═══ Information shown ═══

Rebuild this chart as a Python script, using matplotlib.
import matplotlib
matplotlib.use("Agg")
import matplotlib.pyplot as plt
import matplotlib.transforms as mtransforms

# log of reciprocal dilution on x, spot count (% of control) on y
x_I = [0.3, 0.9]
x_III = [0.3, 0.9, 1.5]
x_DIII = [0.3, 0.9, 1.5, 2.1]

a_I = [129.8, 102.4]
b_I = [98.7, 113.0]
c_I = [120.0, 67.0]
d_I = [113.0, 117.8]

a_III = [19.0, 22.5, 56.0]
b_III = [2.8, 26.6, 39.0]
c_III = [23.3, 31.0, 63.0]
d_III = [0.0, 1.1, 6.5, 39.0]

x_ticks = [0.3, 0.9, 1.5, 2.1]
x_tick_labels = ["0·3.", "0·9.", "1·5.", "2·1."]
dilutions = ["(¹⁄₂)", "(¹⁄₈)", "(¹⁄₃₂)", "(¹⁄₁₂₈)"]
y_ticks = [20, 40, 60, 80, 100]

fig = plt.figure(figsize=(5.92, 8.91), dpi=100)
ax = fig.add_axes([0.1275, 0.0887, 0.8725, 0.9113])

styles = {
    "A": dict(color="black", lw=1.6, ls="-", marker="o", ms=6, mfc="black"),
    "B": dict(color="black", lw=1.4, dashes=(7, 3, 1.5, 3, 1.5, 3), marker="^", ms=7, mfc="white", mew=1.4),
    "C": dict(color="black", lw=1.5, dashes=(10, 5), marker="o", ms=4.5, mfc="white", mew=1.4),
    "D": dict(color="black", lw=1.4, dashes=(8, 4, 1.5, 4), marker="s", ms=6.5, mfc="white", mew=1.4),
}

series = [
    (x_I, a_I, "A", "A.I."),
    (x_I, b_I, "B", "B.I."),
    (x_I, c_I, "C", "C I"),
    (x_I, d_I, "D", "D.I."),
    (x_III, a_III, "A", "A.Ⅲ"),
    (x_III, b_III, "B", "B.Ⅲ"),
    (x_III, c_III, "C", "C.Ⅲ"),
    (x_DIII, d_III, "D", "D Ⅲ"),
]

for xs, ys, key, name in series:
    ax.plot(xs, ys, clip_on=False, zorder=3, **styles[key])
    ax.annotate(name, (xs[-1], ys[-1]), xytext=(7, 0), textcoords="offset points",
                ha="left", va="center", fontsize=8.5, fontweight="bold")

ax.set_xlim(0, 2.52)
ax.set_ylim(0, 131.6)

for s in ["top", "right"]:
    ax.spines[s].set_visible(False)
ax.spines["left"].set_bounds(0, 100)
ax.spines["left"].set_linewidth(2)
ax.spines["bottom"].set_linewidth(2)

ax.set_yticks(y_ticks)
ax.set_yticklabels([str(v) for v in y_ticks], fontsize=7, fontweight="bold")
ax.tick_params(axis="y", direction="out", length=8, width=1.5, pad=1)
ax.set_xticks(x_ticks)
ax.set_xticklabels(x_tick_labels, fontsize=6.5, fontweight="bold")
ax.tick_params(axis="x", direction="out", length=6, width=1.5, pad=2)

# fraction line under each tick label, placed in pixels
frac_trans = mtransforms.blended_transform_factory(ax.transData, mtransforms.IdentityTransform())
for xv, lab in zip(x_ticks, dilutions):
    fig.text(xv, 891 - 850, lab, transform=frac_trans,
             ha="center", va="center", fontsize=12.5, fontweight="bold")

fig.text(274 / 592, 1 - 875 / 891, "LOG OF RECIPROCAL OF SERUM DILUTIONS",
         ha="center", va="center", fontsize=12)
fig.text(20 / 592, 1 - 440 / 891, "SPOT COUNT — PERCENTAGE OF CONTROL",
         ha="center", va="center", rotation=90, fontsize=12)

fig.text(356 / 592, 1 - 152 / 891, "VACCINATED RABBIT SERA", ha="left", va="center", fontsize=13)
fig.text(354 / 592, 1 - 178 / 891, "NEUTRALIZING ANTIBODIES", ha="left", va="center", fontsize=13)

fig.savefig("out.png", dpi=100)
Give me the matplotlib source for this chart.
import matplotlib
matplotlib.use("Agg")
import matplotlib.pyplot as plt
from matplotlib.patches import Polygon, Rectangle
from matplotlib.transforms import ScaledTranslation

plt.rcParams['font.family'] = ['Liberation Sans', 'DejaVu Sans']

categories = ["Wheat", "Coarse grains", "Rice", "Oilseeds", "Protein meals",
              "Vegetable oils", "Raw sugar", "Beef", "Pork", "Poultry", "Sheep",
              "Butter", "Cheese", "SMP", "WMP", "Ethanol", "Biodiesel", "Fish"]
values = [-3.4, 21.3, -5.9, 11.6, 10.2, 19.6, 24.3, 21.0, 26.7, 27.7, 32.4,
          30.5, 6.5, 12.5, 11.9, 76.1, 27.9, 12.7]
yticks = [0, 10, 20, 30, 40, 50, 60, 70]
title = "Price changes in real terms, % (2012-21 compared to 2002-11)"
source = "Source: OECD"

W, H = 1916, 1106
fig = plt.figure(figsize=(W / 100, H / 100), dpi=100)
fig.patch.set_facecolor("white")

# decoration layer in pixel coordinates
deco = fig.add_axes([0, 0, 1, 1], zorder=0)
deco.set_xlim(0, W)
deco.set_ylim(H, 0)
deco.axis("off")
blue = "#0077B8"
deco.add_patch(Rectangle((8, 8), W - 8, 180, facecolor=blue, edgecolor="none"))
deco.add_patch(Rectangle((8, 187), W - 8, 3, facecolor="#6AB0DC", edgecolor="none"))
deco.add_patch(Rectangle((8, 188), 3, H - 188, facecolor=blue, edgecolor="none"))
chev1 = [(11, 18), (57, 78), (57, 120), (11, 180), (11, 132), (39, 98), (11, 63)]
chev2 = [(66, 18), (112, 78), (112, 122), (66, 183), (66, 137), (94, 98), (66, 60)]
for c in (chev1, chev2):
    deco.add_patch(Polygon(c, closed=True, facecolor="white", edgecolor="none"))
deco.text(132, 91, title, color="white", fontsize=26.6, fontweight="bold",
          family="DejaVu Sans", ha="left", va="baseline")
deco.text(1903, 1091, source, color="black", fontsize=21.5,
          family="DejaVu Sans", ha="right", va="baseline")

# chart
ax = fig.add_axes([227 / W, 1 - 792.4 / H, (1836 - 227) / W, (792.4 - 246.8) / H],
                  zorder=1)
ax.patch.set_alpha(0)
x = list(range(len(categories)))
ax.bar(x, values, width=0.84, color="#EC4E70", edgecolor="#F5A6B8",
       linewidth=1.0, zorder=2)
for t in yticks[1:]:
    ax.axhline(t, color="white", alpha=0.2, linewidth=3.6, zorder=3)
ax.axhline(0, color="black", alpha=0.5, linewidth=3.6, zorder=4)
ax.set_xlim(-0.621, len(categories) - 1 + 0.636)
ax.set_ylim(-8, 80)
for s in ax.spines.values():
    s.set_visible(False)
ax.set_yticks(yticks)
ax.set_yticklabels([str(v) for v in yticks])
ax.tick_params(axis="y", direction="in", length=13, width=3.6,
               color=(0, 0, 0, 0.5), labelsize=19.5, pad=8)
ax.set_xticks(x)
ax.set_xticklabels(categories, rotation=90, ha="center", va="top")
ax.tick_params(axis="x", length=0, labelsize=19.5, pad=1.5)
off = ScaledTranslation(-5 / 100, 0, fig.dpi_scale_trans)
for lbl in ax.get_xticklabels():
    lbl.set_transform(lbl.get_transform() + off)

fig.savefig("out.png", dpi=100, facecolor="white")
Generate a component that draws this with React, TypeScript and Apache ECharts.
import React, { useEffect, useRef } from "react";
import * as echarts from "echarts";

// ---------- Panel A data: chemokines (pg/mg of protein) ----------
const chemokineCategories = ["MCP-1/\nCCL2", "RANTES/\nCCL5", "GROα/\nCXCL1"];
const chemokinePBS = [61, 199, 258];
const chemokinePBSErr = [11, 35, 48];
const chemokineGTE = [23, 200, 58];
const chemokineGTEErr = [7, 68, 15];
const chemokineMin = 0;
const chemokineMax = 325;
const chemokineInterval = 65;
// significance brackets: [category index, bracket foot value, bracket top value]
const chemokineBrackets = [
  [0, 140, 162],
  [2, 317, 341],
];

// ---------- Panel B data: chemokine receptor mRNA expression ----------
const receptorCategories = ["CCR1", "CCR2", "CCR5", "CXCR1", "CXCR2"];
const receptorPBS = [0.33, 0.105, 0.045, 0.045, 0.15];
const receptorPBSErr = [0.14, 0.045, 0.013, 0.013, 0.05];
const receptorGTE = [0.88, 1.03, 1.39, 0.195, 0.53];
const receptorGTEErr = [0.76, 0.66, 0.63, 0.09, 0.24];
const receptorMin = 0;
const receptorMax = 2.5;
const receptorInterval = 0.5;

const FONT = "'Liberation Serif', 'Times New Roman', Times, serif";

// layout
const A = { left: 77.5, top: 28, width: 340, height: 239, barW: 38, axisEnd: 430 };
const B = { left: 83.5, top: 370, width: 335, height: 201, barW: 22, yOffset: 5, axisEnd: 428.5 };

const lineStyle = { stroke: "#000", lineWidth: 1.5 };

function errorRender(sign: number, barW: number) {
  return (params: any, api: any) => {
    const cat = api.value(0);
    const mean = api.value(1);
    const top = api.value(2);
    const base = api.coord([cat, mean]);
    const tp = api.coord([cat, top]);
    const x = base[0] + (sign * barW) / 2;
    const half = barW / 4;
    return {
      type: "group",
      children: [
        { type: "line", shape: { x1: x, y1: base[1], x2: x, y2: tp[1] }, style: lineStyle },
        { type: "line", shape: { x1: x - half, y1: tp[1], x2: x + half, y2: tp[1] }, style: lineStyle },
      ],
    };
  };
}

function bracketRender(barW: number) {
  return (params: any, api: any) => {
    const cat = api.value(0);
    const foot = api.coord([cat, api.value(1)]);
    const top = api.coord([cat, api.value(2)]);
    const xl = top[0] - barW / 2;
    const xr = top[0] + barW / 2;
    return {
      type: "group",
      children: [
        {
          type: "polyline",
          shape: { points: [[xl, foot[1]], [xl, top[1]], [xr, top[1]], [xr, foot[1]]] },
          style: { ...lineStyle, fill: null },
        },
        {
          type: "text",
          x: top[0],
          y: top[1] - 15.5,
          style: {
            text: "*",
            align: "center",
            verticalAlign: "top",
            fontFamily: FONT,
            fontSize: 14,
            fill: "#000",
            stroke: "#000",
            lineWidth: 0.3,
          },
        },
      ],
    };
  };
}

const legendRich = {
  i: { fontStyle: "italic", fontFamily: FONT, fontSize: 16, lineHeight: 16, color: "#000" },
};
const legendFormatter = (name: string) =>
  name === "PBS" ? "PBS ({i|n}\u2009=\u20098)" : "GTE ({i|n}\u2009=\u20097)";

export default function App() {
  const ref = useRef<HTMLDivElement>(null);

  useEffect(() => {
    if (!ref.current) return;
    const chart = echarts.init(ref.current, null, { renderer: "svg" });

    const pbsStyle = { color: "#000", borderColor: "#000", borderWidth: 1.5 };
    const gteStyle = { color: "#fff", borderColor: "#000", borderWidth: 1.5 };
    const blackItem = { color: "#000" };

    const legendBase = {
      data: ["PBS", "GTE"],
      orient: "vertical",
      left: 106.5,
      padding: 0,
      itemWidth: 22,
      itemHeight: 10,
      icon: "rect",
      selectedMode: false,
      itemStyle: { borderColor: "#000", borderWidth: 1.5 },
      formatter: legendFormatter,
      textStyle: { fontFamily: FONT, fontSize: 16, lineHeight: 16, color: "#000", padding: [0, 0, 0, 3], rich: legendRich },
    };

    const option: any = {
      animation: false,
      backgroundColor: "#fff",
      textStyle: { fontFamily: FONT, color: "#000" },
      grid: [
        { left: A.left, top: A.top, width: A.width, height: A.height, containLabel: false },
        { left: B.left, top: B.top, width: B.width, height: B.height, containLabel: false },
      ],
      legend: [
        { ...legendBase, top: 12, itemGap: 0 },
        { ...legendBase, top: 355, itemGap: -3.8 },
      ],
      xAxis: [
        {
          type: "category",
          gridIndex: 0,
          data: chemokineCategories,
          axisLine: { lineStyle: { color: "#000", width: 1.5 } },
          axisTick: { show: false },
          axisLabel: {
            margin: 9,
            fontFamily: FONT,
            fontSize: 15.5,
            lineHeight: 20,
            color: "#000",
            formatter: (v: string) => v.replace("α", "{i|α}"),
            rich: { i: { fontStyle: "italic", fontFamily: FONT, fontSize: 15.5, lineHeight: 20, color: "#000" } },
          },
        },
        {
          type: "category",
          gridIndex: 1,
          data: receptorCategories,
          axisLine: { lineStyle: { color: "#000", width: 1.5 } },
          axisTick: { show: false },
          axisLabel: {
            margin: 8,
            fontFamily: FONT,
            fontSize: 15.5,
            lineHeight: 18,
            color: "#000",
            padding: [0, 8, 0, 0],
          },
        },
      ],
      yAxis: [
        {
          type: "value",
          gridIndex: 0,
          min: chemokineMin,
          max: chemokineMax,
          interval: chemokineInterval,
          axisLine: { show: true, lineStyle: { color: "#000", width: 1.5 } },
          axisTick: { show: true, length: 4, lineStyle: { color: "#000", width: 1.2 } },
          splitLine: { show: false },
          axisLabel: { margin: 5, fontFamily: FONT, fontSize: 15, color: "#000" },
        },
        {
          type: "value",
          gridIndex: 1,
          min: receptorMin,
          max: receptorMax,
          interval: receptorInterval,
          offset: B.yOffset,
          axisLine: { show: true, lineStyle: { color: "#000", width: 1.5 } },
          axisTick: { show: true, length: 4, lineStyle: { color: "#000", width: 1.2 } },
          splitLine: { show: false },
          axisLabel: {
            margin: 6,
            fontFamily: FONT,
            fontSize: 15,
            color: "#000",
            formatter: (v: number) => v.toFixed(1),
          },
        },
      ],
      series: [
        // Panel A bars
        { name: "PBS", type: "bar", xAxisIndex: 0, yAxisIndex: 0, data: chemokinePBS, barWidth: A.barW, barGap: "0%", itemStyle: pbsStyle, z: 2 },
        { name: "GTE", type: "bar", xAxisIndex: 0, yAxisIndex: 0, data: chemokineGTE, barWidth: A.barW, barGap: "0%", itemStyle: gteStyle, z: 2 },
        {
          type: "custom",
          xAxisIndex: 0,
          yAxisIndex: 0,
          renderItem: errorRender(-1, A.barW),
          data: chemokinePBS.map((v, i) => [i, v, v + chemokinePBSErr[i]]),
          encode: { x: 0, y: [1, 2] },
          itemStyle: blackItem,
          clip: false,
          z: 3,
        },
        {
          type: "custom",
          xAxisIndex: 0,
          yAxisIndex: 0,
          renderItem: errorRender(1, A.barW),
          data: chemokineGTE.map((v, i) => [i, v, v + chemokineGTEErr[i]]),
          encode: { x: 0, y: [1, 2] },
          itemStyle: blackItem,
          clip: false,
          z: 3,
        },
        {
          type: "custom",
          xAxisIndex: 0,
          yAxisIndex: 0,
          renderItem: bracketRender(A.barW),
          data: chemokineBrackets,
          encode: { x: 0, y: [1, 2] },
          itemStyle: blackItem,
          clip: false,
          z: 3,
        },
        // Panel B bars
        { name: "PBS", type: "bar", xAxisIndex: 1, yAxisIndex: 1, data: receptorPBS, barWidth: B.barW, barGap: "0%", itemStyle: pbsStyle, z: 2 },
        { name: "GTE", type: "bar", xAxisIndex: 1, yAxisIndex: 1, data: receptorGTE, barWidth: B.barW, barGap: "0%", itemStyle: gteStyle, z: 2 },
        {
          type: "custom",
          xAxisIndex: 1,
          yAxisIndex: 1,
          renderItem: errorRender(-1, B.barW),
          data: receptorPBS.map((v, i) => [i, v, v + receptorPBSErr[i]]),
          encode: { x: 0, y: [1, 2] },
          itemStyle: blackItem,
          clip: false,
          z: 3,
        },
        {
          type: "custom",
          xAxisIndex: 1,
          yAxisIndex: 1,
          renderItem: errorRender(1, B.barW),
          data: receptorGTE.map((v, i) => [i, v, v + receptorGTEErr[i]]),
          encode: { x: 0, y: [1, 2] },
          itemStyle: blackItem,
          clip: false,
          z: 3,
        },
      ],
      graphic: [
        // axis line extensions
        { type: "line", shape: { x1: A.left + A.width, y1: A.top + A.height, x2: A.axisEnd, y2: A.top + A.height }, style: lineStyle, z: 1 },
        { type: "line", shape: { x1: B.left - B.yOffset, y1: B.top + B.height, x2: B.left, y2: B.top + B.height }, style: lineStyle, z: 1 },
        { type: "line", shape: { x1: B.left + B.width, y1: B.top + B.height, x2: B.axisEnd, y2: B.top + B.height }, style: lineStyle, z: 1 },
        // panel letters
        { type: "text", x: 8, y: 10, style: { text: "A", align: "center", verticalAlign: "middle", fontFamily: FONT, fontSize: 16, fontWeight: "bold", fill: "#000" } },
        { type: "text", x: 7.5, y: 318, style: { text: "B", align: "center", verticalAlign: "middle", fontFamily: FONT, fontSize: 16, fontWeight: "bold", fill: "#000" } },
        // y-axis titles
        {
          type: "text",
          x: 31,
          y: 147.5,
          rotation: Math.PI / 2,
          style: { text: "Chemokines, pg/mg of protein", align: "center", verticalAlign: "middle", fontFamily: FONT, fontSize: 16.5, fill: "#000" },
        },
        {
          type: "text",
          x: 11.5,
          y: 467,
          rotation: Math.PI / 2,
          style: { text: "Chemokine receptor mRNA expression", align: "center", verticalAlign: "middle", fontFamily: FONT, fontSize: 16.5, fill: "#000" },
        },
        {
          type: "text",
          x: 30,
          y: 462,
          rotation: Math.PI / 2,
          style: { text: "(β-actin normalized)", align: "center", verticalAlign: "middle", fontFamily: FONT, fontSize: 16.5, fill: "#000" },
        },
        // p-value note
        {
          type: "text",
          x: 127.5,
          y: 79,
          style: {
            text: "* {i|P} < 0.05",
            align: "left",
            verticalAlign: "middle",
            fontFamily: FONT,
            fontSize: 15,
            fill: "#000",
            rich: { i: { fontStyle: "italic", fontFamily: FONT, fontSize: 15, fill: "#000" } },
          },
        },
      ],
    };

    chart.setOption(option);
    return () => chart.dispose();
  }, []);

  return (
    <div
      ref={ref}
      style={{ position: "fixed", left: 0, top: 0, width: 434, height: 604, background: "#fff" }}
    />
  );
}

═══

» **Written exercise**:
Repeat word for word the stretch of lines from the one with "Give me the matplotlib source for this chart." down to the one with "plt.rcParams['font.family'] = ['Liberation", both included.

» **Complete answer**:
Give me the matplotlib source for this chart.
import matplotlib
matplotlib.use("Agg")
import matplotlib.pyplot as plt
from matplotlib.patches import Polygon, Rectangle
from matplotlib.transforms import ScaledTranslation

plt.rcParams['font.family'] = ['Liberation Sans', 'DejaVu Sans']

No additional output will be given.